## Exercise instructions
Print the lines beginning with the one that contains "Emit a LaTeX" and ending with the one that contains "(0,0) rectangle (1237,700);", exactly, both included, and no other lines.

## Provided records
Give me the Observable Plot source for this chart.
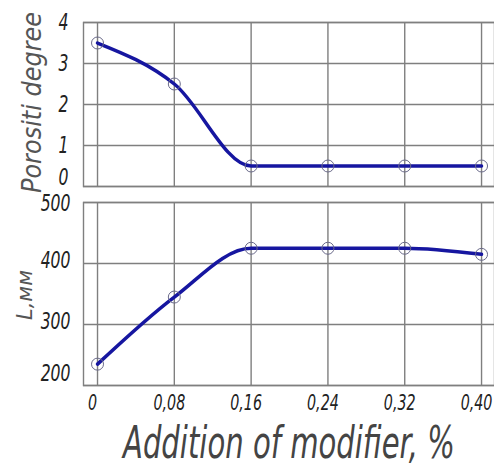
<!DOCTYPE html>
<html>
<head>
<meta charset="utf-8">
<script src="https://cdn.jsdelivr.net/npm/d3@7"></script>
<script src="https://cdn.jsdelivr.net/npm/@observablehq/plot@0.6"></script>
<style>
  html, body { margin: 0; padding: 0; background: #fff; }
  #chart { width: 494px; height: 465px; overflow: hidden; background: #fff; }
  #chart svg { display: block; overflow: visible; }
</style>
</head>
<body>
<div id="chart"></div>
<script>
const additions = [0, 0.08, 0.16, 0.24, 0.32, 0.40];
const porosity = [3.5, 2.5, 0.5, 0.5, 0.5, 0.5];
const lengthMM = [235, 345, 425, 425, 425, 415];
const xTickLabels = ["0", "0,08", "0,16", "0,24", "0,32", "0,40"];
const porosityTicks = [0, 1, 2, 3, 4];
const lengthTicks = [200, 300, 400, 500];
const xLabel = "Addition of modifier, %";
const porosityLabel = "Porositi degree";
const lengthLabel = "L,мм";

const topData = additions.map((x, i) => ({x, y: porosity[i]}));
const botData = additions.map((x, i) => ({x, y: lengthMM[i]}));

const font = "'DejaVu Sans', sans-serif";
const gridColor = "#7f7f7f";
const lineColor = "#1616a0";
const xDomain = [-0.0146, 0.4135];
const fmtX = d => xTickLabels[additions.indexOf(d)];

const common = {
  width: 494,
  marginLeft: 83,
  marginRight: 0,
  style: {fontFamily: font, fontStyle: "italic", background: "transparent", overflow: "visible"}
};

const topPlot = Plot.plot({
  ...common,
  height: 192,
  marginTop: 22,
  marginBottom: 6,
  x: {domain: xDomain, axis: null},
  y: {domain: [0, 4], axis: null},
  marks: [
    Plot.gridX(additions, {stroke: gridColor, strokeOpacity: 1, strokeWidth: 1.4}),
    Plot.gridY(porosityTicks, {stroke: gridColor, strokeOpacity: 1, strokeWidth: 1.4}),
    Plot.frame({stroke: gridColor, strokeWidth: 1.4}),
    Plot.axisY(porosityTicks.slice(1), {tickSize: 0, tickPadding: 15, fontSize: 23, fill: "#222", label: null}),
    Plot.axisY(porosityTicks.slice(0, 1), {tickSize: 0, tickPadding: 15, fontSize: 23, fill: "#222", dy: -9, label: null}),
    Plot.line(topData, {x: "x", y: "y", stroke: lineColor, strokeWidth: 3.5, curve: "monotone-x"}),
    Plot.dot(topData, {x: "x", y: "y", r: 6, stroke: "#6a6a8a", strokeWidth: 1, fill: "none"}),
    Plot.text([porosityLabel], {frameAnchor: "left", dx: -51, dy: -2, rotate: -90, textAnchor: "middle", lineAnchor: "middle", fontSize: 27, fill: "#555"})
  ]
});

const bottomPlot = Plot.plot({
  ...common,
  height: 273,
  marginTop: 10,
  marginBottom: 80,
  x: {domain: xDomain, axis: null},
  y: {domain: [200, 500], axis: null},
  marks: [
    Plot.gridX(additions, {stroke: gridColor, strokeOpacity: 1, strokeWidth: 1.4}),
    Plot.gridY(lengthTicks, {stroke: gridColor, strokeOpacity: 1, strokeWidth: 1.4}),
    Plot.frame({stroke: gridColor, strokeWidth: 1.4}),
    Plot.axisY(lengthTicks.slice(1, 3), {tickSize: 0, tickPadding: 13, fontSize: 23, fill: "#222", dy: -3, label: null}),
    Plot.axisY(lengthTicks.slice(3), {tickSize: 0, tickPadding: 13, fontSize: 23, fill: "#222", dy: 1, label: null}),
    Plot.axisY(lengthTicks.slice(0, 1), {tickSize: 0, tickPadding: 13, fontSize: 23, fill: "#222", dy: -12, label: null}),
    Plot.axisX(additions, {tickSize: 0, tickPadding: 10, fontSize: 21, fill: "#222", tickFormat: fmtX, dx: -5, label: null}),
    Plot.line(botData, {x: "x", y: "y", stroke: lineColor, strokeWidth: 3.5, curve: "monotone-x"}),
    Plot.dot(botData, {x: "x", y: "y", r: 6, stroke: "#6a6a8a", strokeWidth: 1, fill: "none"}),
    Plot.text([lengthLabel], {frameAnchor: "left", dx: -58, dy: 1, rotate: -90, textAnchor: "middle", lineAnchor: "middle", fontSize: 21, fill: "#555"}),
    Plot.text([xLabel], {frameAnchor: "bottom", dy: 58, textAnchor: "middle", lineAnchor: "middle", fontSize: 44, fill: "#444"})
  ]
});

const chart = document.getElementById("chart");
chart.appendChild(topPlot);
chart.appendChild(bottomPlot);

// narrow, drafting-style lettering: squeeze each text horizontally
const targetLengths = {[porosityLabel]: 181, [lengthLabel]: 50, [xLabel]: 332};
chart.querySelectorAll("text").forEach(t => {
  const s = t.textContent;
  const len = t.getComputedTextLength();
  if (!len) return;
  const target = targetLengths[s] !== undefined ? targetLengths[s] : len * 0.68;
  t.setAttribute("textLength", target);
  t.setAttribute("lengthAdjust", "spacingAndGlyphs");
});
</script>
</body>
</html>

==

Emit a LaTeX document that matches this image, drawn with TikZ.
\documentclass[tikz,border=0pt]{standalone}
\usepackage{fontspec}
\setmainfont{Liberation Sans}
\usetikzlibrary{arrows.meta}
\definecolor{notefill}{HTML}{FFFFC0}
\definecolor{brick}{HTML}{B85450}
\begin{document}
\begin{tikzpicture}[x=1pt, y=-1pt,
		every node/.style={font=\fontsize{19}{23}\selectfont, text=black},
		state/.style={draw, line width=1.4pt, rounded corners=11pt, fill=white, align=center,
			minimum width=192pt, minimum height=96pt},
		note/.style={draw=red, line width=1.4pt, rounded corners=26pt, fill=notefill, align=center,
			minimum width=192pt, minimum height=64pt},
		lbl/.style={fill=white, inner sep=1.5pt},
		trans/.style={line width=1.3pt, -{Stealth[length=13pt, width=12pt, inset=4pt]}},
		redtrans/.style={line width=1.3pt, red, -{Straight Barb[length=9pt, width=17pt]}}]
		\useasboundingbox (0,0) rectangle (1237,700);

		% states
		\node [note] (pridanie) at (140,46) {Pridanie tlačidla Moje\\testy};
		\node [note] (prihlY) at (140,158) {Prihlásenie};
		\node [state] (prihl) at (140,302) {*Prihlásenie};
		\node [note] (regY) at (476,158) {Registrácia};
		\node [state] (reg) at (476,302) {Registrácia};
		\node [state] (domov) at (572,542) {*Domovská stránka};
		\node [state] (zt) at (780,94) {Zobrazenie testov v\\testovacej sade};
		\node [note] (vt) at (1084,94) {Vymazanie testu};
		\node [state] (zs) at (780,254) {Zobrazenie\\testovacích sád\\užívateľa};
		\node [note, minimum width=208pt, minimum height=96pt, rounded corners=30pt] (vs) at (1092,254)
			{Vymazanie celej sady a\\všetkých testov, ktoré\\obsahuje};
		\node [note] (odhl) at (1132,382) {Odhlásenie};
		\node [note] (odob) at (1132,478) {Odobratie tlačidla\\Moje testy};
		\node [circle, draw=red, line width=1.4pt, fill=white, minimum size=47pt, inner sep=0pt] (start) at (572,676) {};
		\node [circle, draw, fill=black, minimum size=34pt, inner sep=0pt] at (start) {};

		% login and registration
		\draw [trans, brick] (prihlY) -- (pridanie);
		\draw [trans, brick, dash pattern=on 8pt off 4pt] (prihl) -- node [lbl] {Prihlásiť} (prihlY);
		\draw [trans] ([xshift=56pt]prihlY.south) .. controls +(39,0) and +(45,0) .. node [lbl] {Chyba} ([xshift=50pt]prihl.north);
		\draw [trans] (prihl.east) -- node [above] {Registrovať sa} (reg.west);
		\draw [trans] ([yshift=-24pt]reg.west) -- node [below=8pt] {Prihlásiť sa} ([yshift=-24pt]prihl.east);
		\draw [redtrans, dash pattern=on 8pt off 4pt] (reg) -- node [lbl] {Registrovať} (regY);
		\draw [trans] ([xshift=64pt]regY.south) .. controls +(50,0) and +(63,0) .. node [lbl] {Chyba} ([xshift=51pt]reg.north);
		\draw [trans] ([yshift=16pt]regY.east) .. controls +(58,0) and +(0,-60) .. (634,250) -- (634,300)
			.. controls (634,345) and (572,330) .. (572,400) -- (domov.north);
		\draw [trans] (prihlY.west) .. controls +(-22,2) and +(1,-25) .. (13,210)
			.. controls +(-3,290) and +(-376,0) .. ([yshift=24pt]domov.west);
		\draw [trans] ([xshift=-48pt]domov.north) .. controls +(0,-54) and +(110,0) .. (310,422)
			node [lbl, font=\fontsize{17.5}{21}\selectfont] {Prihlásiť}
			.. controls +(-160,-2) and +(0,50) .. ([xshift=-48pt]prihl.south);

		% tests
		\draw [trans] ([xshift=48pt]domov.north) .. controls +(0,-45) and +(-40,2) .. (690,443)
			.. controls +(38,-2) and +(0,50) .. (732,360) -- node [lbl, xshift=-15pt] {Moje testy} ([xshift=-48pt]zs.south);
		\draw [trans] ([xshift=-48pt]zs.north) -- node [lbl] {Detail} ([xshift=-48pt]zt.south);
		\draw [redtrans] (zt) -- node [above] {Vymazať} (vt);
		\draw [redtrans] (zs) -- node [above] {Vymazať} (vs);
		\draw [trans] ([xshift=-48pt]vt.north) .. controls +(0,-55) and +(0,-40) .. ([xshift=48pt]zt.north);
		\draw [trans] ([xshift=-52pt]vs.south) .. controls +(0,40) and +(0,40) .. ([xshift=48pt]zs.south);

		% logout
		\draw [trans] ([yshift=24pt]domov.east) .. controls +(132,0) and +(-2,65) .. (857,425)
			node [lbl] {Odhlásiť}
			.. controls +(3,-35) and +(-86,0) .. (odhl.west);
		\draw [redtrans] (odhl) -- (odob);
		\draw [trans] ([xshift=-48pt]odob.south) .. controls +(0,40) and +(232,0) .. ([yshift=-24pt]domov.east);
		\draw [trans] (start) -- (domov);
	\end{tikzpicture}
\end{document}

...

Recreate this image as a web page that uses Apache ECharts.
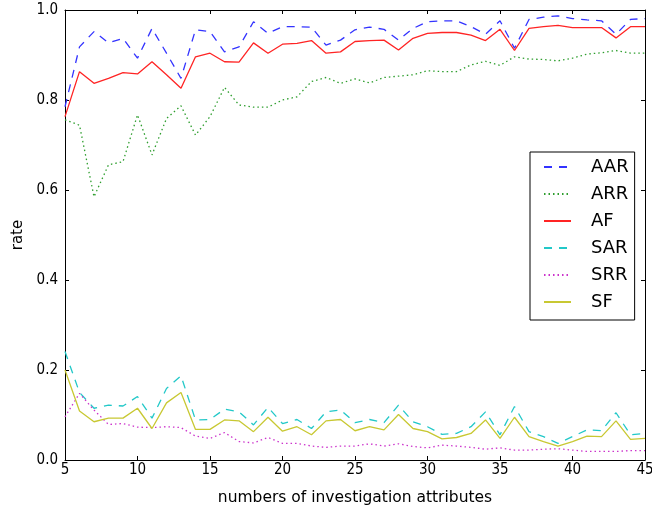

## Solved exercise
Emit a LaTeX document that matches this image, drawn with TikZ.
\documentclass[tikz,border=0pt]{standalone}
\usepackage{fontspec}
\setmainfont{Liberation Sans}
\usetikzlibrary{arrows.meta}
\definecolor{notefill}{HTML}{FFFFC0}
\definecolor{brick}{HTML}{B85450}
\begin{document}
\begin{tikzpicture}[x=1pt, y=-1pt,
		every node/.style={font=\fontsize{19}{23}\selectfont, text=black},
		state/.style={draw, line width=1.4pt, rounded corners=11pt, fill=white, align=center,
			minimum width=192pt, minimum height=96pt},
		note/.style={draw=red, line width=1.4pt, rounded corners=26pt, fill=notefill, align=center,
			minimum width=192pt, minimum height=64pt},
		lbl/.style={fill=white, inner sep=1.5pt},
		trans/.style={line width=1.3pt, -{Stealth[length=13pt, width=12pt, inset=4pt]}},
		redtrans/.style={line width=1.3pt, red, -{Straight Barb[length=9pt, width=17pt]}}]
		\useasboundingbox (0,0) rectangle (1237,700);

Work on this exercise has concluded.